Both 3 components may be used in relation with conversion Handler. A preliminary conversion to a base format may be done automatically before calling the appropriate granulator component. Also, certain ouput of granulation (ex. Images) maybe need additional conversion and resolution change. The same applies to classifier and normalizer in terms of input format.
The IGranulator interface provides APIs to extract tables from a document, to extract images from a document and to extract paragraphs from a document.
Implementation is normally based on a analysis of a base format (ex. ODT, HTML). Initial conversion to that base format may thus be required. Output of granulation is provided in a standard XML-RPC output. For images, it is provided in any image format and can then be converted by a conversion handler.

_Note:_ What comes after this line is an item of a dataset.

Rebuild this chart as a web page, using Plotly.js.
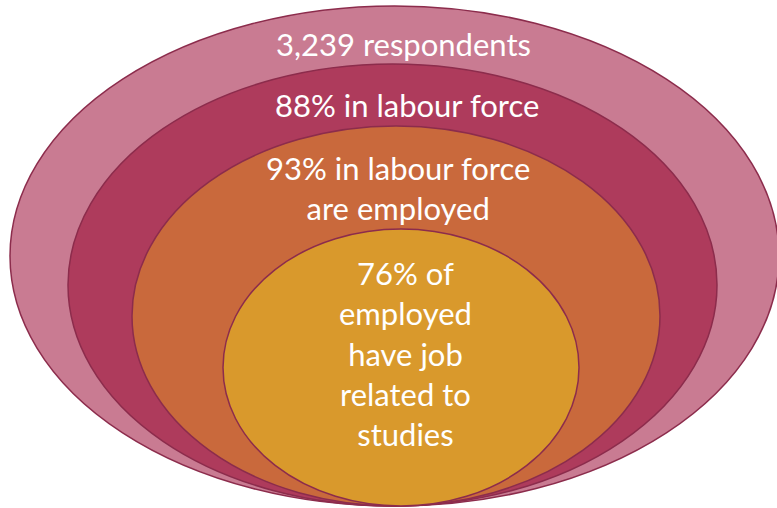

Paragraphs can be extracted from a text document. Each paragraph is identified by an ID, which possibly should also exist as an HTML anchor in the HTML conversion of the document. Each paragraph has a class, which relates either to a CSS class or to a specific item such as the “Table Of Contents” (TOC) or the “Table of Images” (TOI). Paragraphs which play the role of chapters, sections and subsections can be listed.
The IClassifier interface provides a classification of text content, image content, etc. by returning a list o key value pairs. This list defines implicit metadat which is analyzed from the file content.
A list of sample data which defines a learning sample for machine learning software may be provided as an option. This URL represents a file which can be downloaded. This file may either contain sample data or connection information to connect to a Web Service and retrieve sample data.
It is up to the classifier to implement persistence so that sample data only needs to be downloaded from time time. In between, the learning model should remain unchanged and persistent in RAM or on the filesystem.
The INormalizer interface is similar to the IClassifier interface. It uses the same way to initialize machine learning. It returns a list of normalized colum names, or list of normalized tag values. The concept of “normalized tag” refers to the idea that synonims should be unified into the sale value.